| WHAT TO PRODUCE |
Look at the data below and print exactly the lines from its first line through the line with "const y = d3.scaleLog().domain([10, 1000]).range([400, 20]);"; the pictures stay out of the copy.

| AVAILABLE DATA |
——
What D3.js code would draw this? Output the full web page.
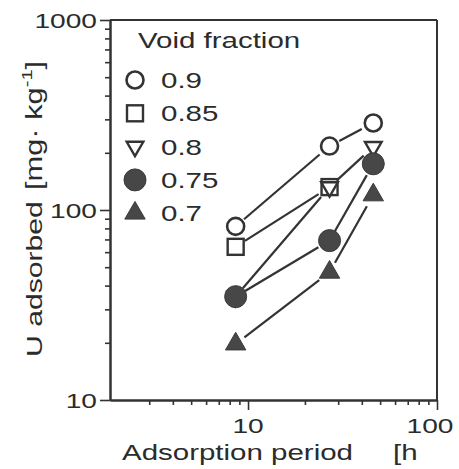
<!DOCTYPE html>
<html>
<head>
<meta charset="utf-8">
<script src="https://cdn.jsdelivr.net/npm/d3@7"></script>
<style>
  html, body { margin: 0; padding: 0; background: #fff; }
  svg { display: block; }
  text { font-family: "Liberation Sans", Arial, Helvetica, sans-serif; fill: #2b2b2b; }
</style>
</head>
<body>
<svg id="chart" width="459" height="469"></svg>
<script>
// Adsorption period [h] for each measurement
const periods = [8.6, 27, 46];

// U adsorbed [mg/kg] per void fraction (null = not measured)
const voidFractions = ["0.9", "0.85", "0.8", "0.75", "0.7"];
const u_09  = [82, 217, 287];
const u_085 = [64, 132, null];
const u_08  = [35, 132, 215];
const u_075 = [35, 69, 175];
const u_07  = [19.7, 47, 120];

const markerTypes = ["circleOpen", "squareOpen", "triDownOpen", "circleFilled", "triUpFilled"];

// axis ticks
const xMajorTicks = [10, 100];
const xMinorTicks = [3, 4, 5, 6, 7, 8, 9, 20, 30, 40, 50, 60, 70, 80, 90];
const yMajorTicks = [10, 100, 1000];
const yMinorTicks = [20, 30, 40, 50, 60, 70, 80, 90, 200, 300, 400, 500, 600, 700, 800, 900];

const seriesValues = [u_09, u_085, u_08, u_075, u_07];

const svg = d3.select("#chart");
const ink = "#333";
const STRETCH = 1.34;

const x = d3.scaleLog().domain([1.86, 100]).range([110, 437]);
const y = d3.scaleLog().domain([10, 1000]).range([400, 20]);

// text with the wide, horizontally stretched lettering
function wideText(parent, px, py, str, anchor, size, rotate) {
  const t = parent.append("text")
    .attr("transform", `translate(${px},${py})${rotate ? " rotate(" + rotate + ")" : ""} scale(${STRETCH},1)`)
    .attr("text-anchor", anchor)
    .attr("font-size", size);
  if (str !== null) t.text(str);
  return t;
}

// frame: top and right edges
svg.append("line").attr("x1", x.range()[0]).attr("x2", x.range()[1])
  .attr("y1", y.range()[1]).attr("y2", y.range()[1])
  .attr("stroke", ink).attr("stroke-width", 2);
svg.append("line").attr("x1", x.range()[1]).attr("x2", x.range()[1])
  .attr("y1", y.range()[1]).attr("y2", y.range()[0])
  .attr("stroke", ink).attr("stroke-width", 2);

// axes (ticks only, labels drawn separately)
function drawAxis(axis, tf) {
  const g = svg.append("g").attr("transform", tf).call(axis);
  g.selectAll("text").remove();
  g.select(".domain").attr("stroke", ink).attr("stroke-width", 2);
  g.selectAll(".tick line").attr("stroke", ink).attr("stroke-width", 1.6);
  return g;
}
drawAxis(d3.axisBottom(x).tickValues(xMinorTicks).tickSize(5).tickSizeOuter(0), `translate(0,${y.range()[0]})`);
drawAxis(d3.axisBottom(x).tickValues(xMajorTicks).tickSize(10).tickSizeOuter(0), `translate(0,${y.range()[0]})`);
drawAxis(d3.axisLeft(y).tickValues(yMinorTicks).tickSize(5).tickSizeOuter(0), `translate(${x.range()[0]},0)`);
drawAxis(d3.axisLeft(y).tickValues(yMajorTicks).tickSize(10).tickSizeOuter(0), `translate(${x.range()[0]},0)`);

// tick labels
yMajorTicks.forEach(v => wideText(svg, 97, y(v) + 8, String(v), "end", 21));
xMajorTicks.forEach((v, i) => wideText(svg, x(v) + (i === xMajorTicks.length - 1 ? -7 : 0), 433, String(v), "middle", 21));

// axis titles
wideText(svg, 122, 460, "Adsorption period", "start", 22);
wideText(svg, 393, 460, "[h", "start", 22);
wideText(svg, 42, 357, "U adsorbed", "start", 22.5, -90);
const yt = wideText(svg, 42, 190, null, "start", 23, -90);
yt.append("tspan").text("[mg\u00B7\u00A0kg");
yt.append("tspan").attr("dy", -10).attr("font-size", 15).text("-1");
yt.append("tspan").attr("dy", 10).text("]");

// marker drawing
function marker(parent, type, cx, cy) {
  const sym = d3.symbol();
  let p;
  if (type === "circleOpen") {
    p = parent.append("circle").attr("r", 8.5).attr("fill", "#fff").attr("stroke", ink).attr("stroke-width", 2.6);
  } else if (type === "squareOpen") {
    p = parent.append("rect").attr("x", -8).attr("y", -8).attr("width", 16).attr("height", 16)
      .attr("fill", "#fff").attr("stroke", ink).attr("stroke-width", 2.4);
  } else if (type === "triDownOpen") {
    p = parent.append("path").attr("d", sym.type(d3.symbolTriangle).size(120)())
      .attr("fill", "#fff").attr("stroke", ink).attr("stroke-width", 2.4);
    p.attr("transform", `translate(${cx},${cy}) rotate(180)`);
    return p;
  } else if (type === "circleFilled") {
    p = parent.append("circle").attr("r", 11).attr("fill", "#474747").attr("stroke", "#3a3a3a").attr("stroke-width", 1);
  } else {
    p = parent.append("path").attr("d", sym.type(d3.symbolTriangle).size(180)())
      .attr("fill", "#474747").attr("stroke", "#3a3a3a").attr("stroke-width", 1);
  }
  p.attr("transform", `translate(${cx},${cy})`);
  return p;
}

// connecting lines, pulled back from the markers
const gapStart = 11, gapEnd = 13;
const lineGroup = svg.append("g");
seriesValues.forEach(vals => {
  const pts = periods.map((t, i) => vals[i] == null ? null : [x(t), y(vals[i])]).filter(d => d);
  for (let i = 0; i < pts.length - 1; i++) {
    const [x0, y0] = pts[i], [x1, y1] = pts[i + 1];
    const len = Math.hypot(x1 - x0, y1 - y0);
    const ux = (x1 - x0) / len, uy = (y1 - y0) / len;
    lineGroup.append("line")
      .attr("x1", x0 + ux * gapStart).attr("y1", y0 + uy * gapStart)
      .attr("x2", x1 - ux * gapEnd).attr("y2", y1 - uy * gapEnd)
      .attr("stroke", ink).attr("stroke-width", 2.2);
  }
});

// markers
const markerGroup = svg.append("g");
seriesValues.forEach((vals, s) => {
  periods.forEach((t, i) => {
    if (vals[i] == null) return;
    marker(markerGroup, markerTypes[s], x(t), y(vals[i]));
  });
});

// legend
const legend = svg.append("g");
wideText(legend, 138, 48, "Void fraction", "start", 22);
voidFractions.forEach((lab, i) => {
  const cy = 80 + i * 33.3;
  marker(legend, markerTypes[i], 135, cy);
  wideText(legend, 161, cy + 8, lab, "start", 22);
});
</script>
</body>
</html>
——
| EXERCISE RESPONSE |
What D3.js code would draw this? Output the full web page.
<!DOCTYPE html>
<html>
<head>
<meta charset="utf-8">
<script src="https://cdn.jsdelivr.net/npm/d3@7"></script>
<style>
  html, body { margin: 0; padding: 0; background: #fff; }
  svg { display: block; }
  text { font-family: "Liberation Sans", Arial, Helvetica, sans-serif; fill: #2b2b2b; }
</style>
</head>
<body>
<svg id="chart" width="459" height="469"></svg>
<script>
// Adsorption period [h] for each measurement
const periods = [8.6, 27, 46];

// U adsorbed [mg/kg] per void fraction (null = not measured)
const voidFractions = ["0.9", "0.85", "0.8", "0.75", "0.7"];
const u_09  = [82, 217, 287];
const u_085 = [64, 132, null];
const u_08  = [35, 132, 215];
const u_075 = [35, 69, 175];
const u_07  = [19.7, 47, 120];

const markerTypes = ["circleOpen", "squareOpen", "triDownOpen", "circleFilled", "triUpFilled"];

// axis ticks
const xMajorTicks = [10, 100];
const xMinorTicks = [3, 4, 5, 6, 7, 8, 9, 20, 30, 40, 50, 60, 70, 80, 90];
const yMajorTicks = [10, 100, 1000];
const yMinorTicks = [20, 30, 40, 50, 60, 70, 80, 90, 200, 300, 400, 500, 600, 700, 800, 900];

const seriesValues = [u_09, u_085, u_08, u_075, u_07];

const svg = d3.select("#chart");
const ink = "#333";
const STRETCH = 1.34;

const x = d3.scaleLog().domain([1.86, 100]).range([110, 437]);
const y = d3.scaleLog().domain([10, 1000]).range([400, 20]);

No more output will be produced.